Give every line of the data again, unchanged, but with no pictures.
-- begin Source material --
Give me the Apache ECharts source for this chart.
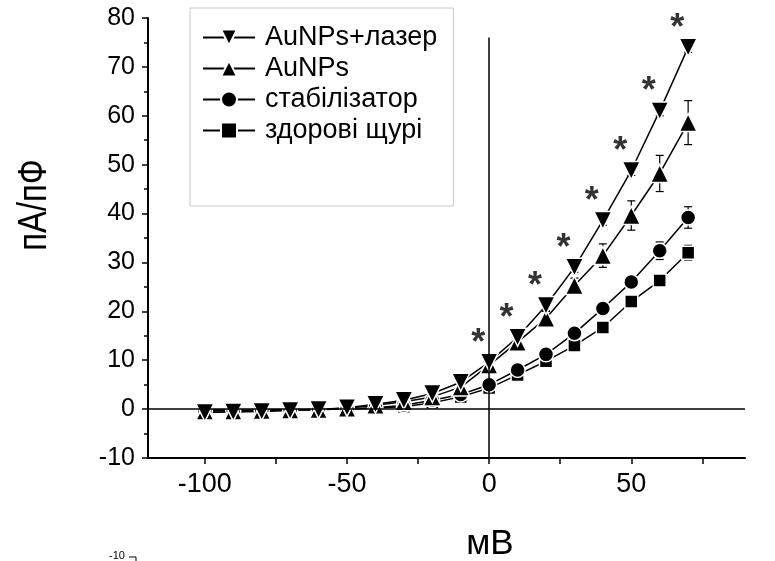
<!DOCTYPE html>
<html>
<head>
<meta charset="utf-8">
<script src="https://cdn.jsdelivr.net/npm/echarts@6/dist/echarts.min.js"></script>
<style>
  html, body { margin: 0; padding: 0; background: #fff; }
  #chart { width: 775px; height: 561px; }
</style>
</head>
<body>
<div id="chart"></div>
<script>
// membrane potential, mV
const voltages = [-100, -90, -80, -70, -60, -50, -40, -30, -20, -10, 0, 10, 20, 30, 40, 50, 60, 70];

// current density, pA/pF
const laser   = [-0.7, -0.6, -0.5, -0.3, -0.1, 0.3, 1.0, 1.8, 3.2, 5.5, 9.6, 14.7, 21.2, 29.0, 38.6, 48.8, 61.0, 74.0];
const aunps   = [-0.4, -0.4, -0.3, -0.2, -0.1, 0.2, 0.8, 1.5, 2.5, 4.5, 9.0, 13.7, 18.6, 25.3, 31.4, 39.6, 48.2, 58.6];
const stab    = [-0.3, -0.3, -0.3, -0.2, -0.1, 0.0, 0.3, 0.8, 1.8, 3.0, 5.0, 8.0, 11.2, 15.5, 20.6, 26.0, 32.4, 39.2];
const healthy = [-0.2, -0.2, -0.2, -0.1, -0.1, 0.0, 0.2, 0.5, 1.3, 2.5, 4.3, 7.0, 9.8, 13.0, 16.7, 22.0, 26.3, 32.0];

// standard errors
const laserErr   = [1.0, 1.0, 1.0, 1.0, 1.0, 1.0, 1.0, 1.0, 1.0, 1.0, 1.2, 1.2, 1.2, 1.0, 1.0, 1.0, 1.0, 1.0];
const aunpsErr   = [0.8, 0.8, 0.8, 0.8, 0.8, 0.8, 0.8, 0.8, 0.8, 1.0, 1.2, 1.5, 1.5, 1.5, 2.4, 3.0, 3.7, 4.5];
const stabErr    = [0.5, 0.5, 0.5, 0.5, 0.5, 0.5, 0.5, 0.5, 0.5, 0.5, 0.6, 0.7, 0.8, 0.9, 1.0, 1.3, 1.8, 2.2];
const healthyErr = [0.4, 0.4, 0.4, 0.4, 0.4, 0.4, 0.4, 0.4, 0.4, 0.4, 0.5, 0.5, 0.6, 0.7, 0.8, 0.9, 1.0, 1.5];

// voltages marked as significant (*)
const starred = [0, 10, 20, 30, 40, 50, 60, 70];

const names = ['AuNPs+лазер', 'AuNPs', 'стабілізатор', 'здорові щурі'];
const xTicks = [-100, -75, -50, -25, 0, 25, 50, 75];
const xLabels = [-100, -50, 0, 50];

const FONT = '"Liberation Sans", Arial, sans-serif';

const pairs = arr => voltages.map((v, i) => [v, arr[i]]);

function errorSeries(values, errs) {
  return {
    type: 'custom',
    silent: true,
    z: 1,
    data: voltages.map((v, i) => [v, values[i] - errs[i], values[i] + errs[i]]),
    renderItem: function (params, api) {
      const lo = api.coord([api.value(0), api.value(1)]);
      const hi = api.coord([api.value(0), api.value(2)]);
      const w = 4;
      const style = { stroke: '#000', lineWidth: 1.2 };
      return {
        type: 'group',
        children: [
          { type: 'line', shape: { x1: lo[0], y1: lo[1], x2: hi[0], y2: hi[1] }, style: style },
          { type: 'line', shape: { x1: lo[0] - w, y1: lo[1], x2: lo[0] + w, y2: lo[1] }, style: style },
          { type: 'line', shape: { x1: hi[0] - w, y1: hi[1], x2: hi[0] + w, y2: hi[1] }, style: style }
        ]
      };
    }
  };
}

function lineSeries(name, values, symbol, size, rotate) {
  return {
    name: name,
    type: 'line',
    data: pairs(values),
    symbol: symbol,
    symbolSize: size,
    symbolRotate: rotate || 0,
    showSymbol: true,
    z: 3,
    lineStyle: { color: '#000', width: 1.5 },
    itemStyle: { color: '#000', borderColor: '#fff', borderWidth: 1.5 }
  };
}

const chart = echarts.init(document.getElementById('chart'));

const option = {
  backgroundColor: '#fff',
  animation: false,
  textStyle: { fontFamily: FONT },
  grid: { left: 148, right: 30, top: 18, bottom: 103 },
  legend: {
    data: names,
    orient: 'vertical',
    left: 190,
    top: 8,
    padding: [16, 16, 62, 12],
    itemGap: 4,
    itemWidth: 52,
    itemHeight: 20,
    borderColor: '#c8c8c8',
    borderWidth: 1,
    textStyle: { fontSize: 27, color: '#000', fontFamily: FONT, padding: [0, 0, 0, 5] }
  },
  xAxis: {
    type: 'value',
    min: -120,
    max: 90,
    axisLine: { onZero: false, lineStyle: { color: '#000', width: 2 } },
    axisTick: { show: true, customValues: xTicks, length: 6, lineStyle: { color: '#000', width: 1.5 } },
    axisLabel: { customValues: xLabels, color: '#000', fontSize: 27, margin: 13, fontFamily: FONT },
    splitLine: { show: false }
  },
  yAxis: {
    type: 'value',
    min: -10,
    max: 80,
    interval: 10,
    axisLine: { onZero: false, lineStyle: { color: '#000', width: 2 } },
    axisTick: { show: true, length: 6, lineStyle: { color: '#000', width: 1.5 } },
    minorTick: { show: true, splitNumber: 2, length: 4, lineStyle: { color: '#000', width: 1.5 } },
    axisLabel: { color: '#000', fontSize: 25, margin: 13, fontFamily: FONT },
    splitLine: { show: false }
  },
  graphic: [
    {
      type: 'text', x: 35, y: 205, rotation: Math.PI / 2, scaleX: 0.82,
      style: { text: 'пА/пФ', font: '40px ' + FONT, fill: '#000', align: 'center', verticalAlign: 'middle' }
    },
    {
      type: 'text', x: 490, y: 544,
      style: { text: 'мВ', font: '35px ' + FONT, fill: '#000', align: 'center', verticalAlign: 'middle' }
    },
    {
      type: 'text', x: 117, y: 556,
      style: { text: '-10', font: '11px ' + FONT, fill: '#000', align: 'center', verticalAlign: 'middle' }
    },
    {
      type: 'polyline',
      shape: { points: [[129, 557], [136, 557], [136, 561]] },
      style: { stroke: '#000', lineWidth: 1, fill: null }
    }
  ],
  series: [
    // zero reference lines
    {
      type: 'line',
      data: [],
      silent: true,
      markLine: {
        symbol: 'none',
        silent: true,
        label: { show: false },
        lineStyle: { color: '#000', width: 1.5, type: 'solid' },
        data: [
          [{ coord: [-120, 0] }, { coord: [90, 0] }],
          [{ coord: [0, -10] }, { coord: [0, 76] }]
        ]
      }
    },
    errorSeries(laser, laserErr),
    errorSeries(aunps, aunpsErr),
    errorSeries(stab, stabErr),
    errorSeries(healthy, healthyErr),
    lineSeries(names[3], healthy, 'rect', 13),
    lineSeries(names[2], stab, 'circle', 15),
    lineSeries(names[1], aunps, 'triangle', 18),
    lineSeries(names[0], laser, 'triangle', 18, 180),
    // significance stars
    {
      type: 'scatter',
      silent: true,
      symbolSize: 1,
      itemStyle: { color: 'transparent' },
      data: starred.map(v => [v, laser[voltages.indexOf(v)]]),
      label: {
        show: true,
        formatter: '*',
        position: 'top',
        offset: [-11, 5],
        fontSize: 36,
        fontWeight: 'bold',
        color: '#000',
        fontFamily: FONT
      },
      z: 4
    }
  ]
};

chart.setOption(option);
</script>
</body>
</html>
-- end Source material --
→ The solution:
Give me the Apache ECharts source for this chart.
<!DOCTYPE html>
<html>
<head>
<meta charset="utf-8">
<script src="https://cdn.jsdelivr.net/npm/echarts@6/dist/echarts.min.js"></script>
<style>
  html, body { margin: 0; padding: 0; background: #fff; }
  #chart { width: 775px; height: 561px; }
</style>
</head>
<body>
<div id="chart"></div>
<script>
// membrane potential, mV
const voltages = [-100, -90, -80, -70, -60, -50, -40, -30, -20, -10, 0, 10, 20, 30, 40, 50, 60, 70];

// current density, pA/pF
const laser   = [-0.7, -0.6, -0.5, -0.3, -0.1, 0.3, 1.0, 1.8, 3.2, 5.5, 9.6, 14.7, 21.2, 29.0, 38.6, 48.8, 61.0, 74.0];
const aunps   = [-0.4, -0.4, -0.3, -0.2, -0.1, 0.2, 0.8, 1.5, 2.5, 4.5, 9.0, 13.7, 18.6, 25.3, 31.4, 39.6, 48.2, 58.6];
const stab    = [-0.3, -0.3, -0.3, -0.2, -0.1, 0.0, 0.3, 0.8, 1.8, 3.0, 5.0, 8.0, 11.2, 15.5, 20.6, 26.0, 32.4, 39.2];
const healthy = [-0.2, -0.2, -0.2, -0.1, -0.1, 0.0, 0.2, 0.5, 1.3, 2.5, 4.3, 7.0, 9.8, 13.0, 16.7, 22.0, 26.3, 32.0];

// standard errors
const laserErr   = [1.0, 1.0, 1.0, 1.0, 1.0, 1.0, 1.0, 1.0, 1.0, 1.0, 1.2, 1.2, 1.2, 1.0, 1.0, 1.0, 1.0, 1.0];
const aunpsErr   = [0.8, 0.8, 0.8, 0.8, 0.8, 0.8, 0.8, 0.8, 0.8, 1.0, 1.2, 1.5, 1.5, 1.5, 2.4, 3.0, 3.7, 4.5];
const stabErr    = [0.5, 0.5, 0.5, 0.5, 0.5, 0.5, 0.5, 0.5, 0.5, 0.5, 0.6, 0.7, 0.8, 0.9, 1.0, 1.3, 1.8, 2.2];
const healthyErr = [0.4, 0.4, 0.4, 0.4, 0.4, 0.4, 0.4, 0.4, 0.4, 0.4, 0.5, 0.5, 0.6, 0.7, 0.8, 0.9, 1.0, 1.5];

// voltages marked as significant (*)
const starred = [0, 10, 20, 30, 40, 50, 60, 70];

const names = ['AuNPs+лазер', 'AuNPs', 'стабілізатор', 'здорові щурі'];
const xTicks = [-100, -75, -50, -25, 0, 25, 50, 75];
const xLabels = [-100, -50, 0, 50];

const FONT = '"Liberation Sans", Arial, sans-serif';

const pairs = arr => voltages.map((v, i) => [v, arr[i]]);

function errorSeries(values, errs) {
  return {
    type: 'custom',
    silent: true,
    z: 1,
    data: voltages.map((v, i) => [v, values[i] - errs[i], values[i] + errs[i]]),
    renderItem: function (params, api) {
      const lo = api.coord([api.value(0), api.value(1)]);
      const hi = api.coord([api.value(0), api.value(2)]);
      const w = 4;
      const style = { stroke: '#000', lineWidth: 1.2 };
      return {
        type: 'group',
        children: [
          { type: 'line', shape: { x1: lo[0], y1: lo[1], x2: hi[0], y2: hi[1] }, style: style },
          { type: 'line', shape: { x1: lo[0] - w, y1: lo[1], x2: lo[0] + w, y2: lo[1] }, style: style },
          { type: 'line', shape: { x1: hi[0] - w, y1: hi[1], x2: hi[0] + w, y2: hi[1] }, style: style }
        ]
      };
    }
  };
}

function lineSeries(name, values, symbol, size, rotate) {
  return {
    name: name,
    type: 'line',
    data: pairs(values),
    symbol: symbol,
    symbolSize: size,
    symbolRotate: rotate || 0,
    showSymbol: true,
    z: 3,
    lineStyle: { color: '#000', width: 1.5 },
    itemStyle: { color: '#000', borderColor: '#fff', borderWidth: 1.5 }
  };
}

const chart = echarts.init(document.getElementById('chart'));

const option = {
  backgroundColor: '#fff',
  animation: false,
  textStyle: { fontFamily: FONT },
  grid: { left: 148, right: 30, top: 18, bottom: 103 },
  legend: {
    data: names,
    orient: 'vertical',
    left: 190,
    top: 8,
    padding: [16, 16, 62, 12],
    itemGap: 4,
    itemWidth: 52,
    itemHeight: 20,
    borderColor: '#c8c8c8',
    borderWidth: 1,
    textStyle: { fontSize: 27, color: '#000', fontFamily: FONT, padding: [0, 0, 0, 5] }
  },
  xAxis: {
    type: 'value',
    min: -120,
    max: 90,
    axisLine: { onZero: false, lineStyle: { color: '#000', width: 2 } },
    axisTick: { show: true, customValues: xTicks, length: 6, lineStyle: { color: '#000', width: 1.5 } },
    axisLabel: { customValues: xLabels, color: '#000', fontSize: 27, margin: 13, fontFamily: FONT },
    splitLine: { show: false }
  },
  yAxis: {
    type: 'value',
    min: -10,
    max: 80,
    interval: 10,
    axisLine: { onZero: false, lineStyle: { color: '#000', width: 2 } },
    axisTick: { show: true, length: 6, lineStyle: { color: '#000', width: 1.5 } },
    minorTick: { show: true, splitNumber: 2, length: 4, lineStyle: { color: '#000', width: 1.5 } },
    axisLabel: { color: '#000', fontSize: 25, margin: 13, fontFamily: FONT },
    splitLine: { show: false }
  },
  graphic: [
    {
      type: 'text', x: 35, y: 205, rotation: Math.PI / 2, scaleX: 0.82,
      style: { text: 'пА/пФ', font: '40px ' + FONT, fill: '#000', align: 'center', verticalAlign: 'middle' }
    },
    {
      type: 'text', x: 490, y: 544,
      style: { text: 'мВ', font: '35px ' + FONT, fill: '#000', align: 'center', verticalAlign: 'middle' }
    },
    {
      type: 'text', x: 117, y: 556,
      style: { text: '-10', font: '11px ' + FONT, fill: '#000', align: 'center', verticalAlign: 'middle' }
    },
    {
      type: 'polyline',
      shape: { points: [[129, 557], [136, 557], [136, 561]] },
      style: { stroke: '#000', lineWidth: 1, fill: null }
    }
  ],
  series: [
    // zero reference lines
    {
      type: 'line',
      data: [],
      silent: true,
      markLine: {
        symbol: 'none',
        silent: true,
        label: { show: false },
        lineStyle: { color: '#000', width: 1.5, type: 'solid' },
        data: [
          [{ coord: [-120, 0] }, { coord: [90, 0] }],
          [{ coord: [0, -10] }, { coord: [0, 76] }]
        ]
      }
    },
    errorSeries(laser, laserErr),
    errorSeries(aunps, aunpsErr),
    errorSeries(stab, stabErr),
    errorSeries(healthy, healthyErr),
    lineSeries(names[3], healthy, 'rect', 13),
    lineSeries(names[2], stab, 'circle', 15),
    lineSeries(names[1], aunps, 'triangle', 18),
    lineSeries(names[0], laser, 'triangle', 18, 180),
    // significance stars
    {
      type: 'scatter',
      silent: true,
      symbolSize: 1,
      itemStyle: { color: 'transparent' },
      data: starred.map(v => [v, laser[voltages.indexOf(v)]]),
      label: {
        show: true,
        formatter: '*',
        position: 'top',
        offset: [-11, 5],
        fontSize: 36,
        fontWeight: 'bold',
        color: '#000',
        fontFamily: FONT
      },
      z: 4
    }
  ]
};

chart.setOption(option);
</script>
</body>
</html>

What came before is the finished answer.